With its unique background as the German operator of the European Galileo navigation satellites and a certified Air Navigation Service Provider (ANSP), DLR GfR is the perfect partner during all phases of GBAS planning, implementation and operation.
Ionospheric Effects and Gradients Monitoring
The broadcast signals travelling from the GNSS satellites to the receivers on earth have to traverse the ionized upper atmosphere known as the ionosphere. This causes propagation delays which translate into errors in the calculated vertical and horizontal positions. A thorough analysis of ionospheric delays and related gradients is essential to the success of the introduction of GBAS into operation.
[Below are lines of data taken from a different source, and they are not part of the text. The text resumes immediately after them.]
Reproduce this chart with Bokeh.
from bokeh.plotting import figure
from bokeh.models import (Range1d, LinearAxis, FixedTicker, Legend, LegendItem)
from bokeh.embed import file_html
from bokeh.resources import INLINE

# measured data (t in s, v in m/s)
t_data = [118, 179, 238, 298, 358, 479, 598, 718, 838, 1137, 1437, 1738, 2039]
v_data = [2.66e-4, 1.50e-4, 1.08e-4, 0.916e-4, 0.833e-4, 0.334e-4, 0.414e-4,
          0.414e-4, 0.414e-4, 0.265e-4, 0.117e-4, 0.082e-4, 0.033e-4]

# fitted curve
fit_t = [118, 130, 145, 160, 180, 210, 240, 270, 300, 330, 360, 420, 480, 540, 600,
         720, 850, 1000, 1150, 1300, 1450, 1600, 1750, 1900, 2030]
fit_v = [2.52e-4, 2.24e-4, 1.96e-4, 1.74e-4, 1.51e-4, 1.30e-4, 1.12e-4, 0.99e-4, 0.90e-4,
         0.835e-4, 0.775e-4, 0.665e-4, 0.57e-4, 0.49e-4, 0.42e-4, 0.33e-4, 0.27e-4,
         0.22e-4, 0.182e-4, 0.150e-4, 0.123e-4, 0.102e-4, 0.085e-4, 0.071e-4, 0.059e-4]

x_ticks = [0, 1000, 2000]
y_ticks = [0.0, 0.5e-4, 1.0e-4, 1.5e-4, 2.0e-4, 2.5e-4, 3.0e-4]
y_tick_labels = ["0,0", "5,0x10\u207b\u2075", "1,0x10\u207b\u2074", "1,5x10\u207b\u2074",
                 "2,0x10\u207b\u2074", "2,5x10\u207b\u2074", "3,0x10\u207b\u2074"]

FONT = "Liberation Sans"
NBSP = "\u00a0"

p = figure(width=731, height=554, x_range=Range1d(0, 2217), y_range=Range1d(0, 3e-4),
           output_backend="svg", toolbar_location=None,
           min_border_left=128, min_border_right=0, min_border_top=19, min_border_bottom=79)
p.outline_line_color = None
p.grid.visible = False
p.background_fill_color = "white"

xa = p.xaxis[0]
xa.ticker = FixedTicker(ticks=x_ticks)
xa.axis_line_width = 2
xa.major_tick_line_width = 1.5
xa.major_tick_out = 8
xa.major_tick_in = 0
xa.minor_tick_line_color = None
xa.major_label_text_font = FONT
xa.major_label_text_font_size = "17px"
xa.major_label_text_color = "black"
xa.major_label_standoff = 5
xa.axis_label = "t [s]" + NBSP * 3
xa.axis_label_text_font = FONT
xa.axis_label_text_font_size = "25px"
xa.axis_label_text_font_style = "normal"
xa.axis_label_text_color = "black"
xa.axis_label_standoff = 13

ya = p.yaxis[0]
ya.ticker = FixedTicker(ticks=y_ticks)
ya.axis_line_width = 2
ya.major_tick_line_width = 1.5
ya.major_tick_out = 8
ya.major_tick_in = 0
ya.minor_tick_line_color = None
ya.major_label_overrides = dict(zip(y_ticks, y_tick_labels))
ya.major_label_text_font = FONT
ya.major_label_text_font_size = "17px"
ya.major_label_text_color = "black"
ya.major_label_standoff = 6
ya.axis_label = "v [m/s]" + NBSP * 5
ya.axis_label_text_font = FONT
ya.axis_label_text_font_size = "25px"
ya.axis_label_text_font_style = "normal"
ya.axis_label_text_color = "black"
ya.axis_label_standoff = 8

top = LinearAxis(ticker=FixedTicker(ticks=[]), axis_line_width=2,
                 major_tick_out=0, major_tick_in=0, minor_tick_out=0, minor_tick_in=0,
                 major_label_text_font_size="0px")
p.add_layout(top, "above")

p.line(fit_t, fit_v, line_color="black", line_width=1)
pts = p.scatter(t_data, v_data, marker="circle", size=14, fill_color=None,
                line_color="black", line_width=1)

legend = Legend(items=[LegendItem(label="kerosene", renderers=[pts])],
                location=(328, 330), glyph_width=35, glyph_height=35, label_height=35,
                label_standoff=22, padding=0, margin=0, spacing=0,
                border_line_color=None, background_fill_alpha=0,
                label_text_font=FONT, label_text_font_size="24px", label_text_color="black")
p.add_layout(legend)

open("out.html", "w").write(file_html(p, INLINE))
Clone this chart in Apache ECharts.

This is done by establishing a local or regional threat model of the ionosphere. The implementation DLR GfR recommends to fulfil this need is a local ionospheric gradient measuring station at the location of the airport, consisting of several fixed GNSS reference receivers together with the needed network and data processing infrastructure. DLR GfR operates systems of this kind remotely from its premises at Oberpfaffenhofen, Germany. Our highly experienced engineers collect the data needed to establish a local threat database and complement additional, large scale ionospheric behaviour information in order to define the expectable ionospheric threat conditions at the airport.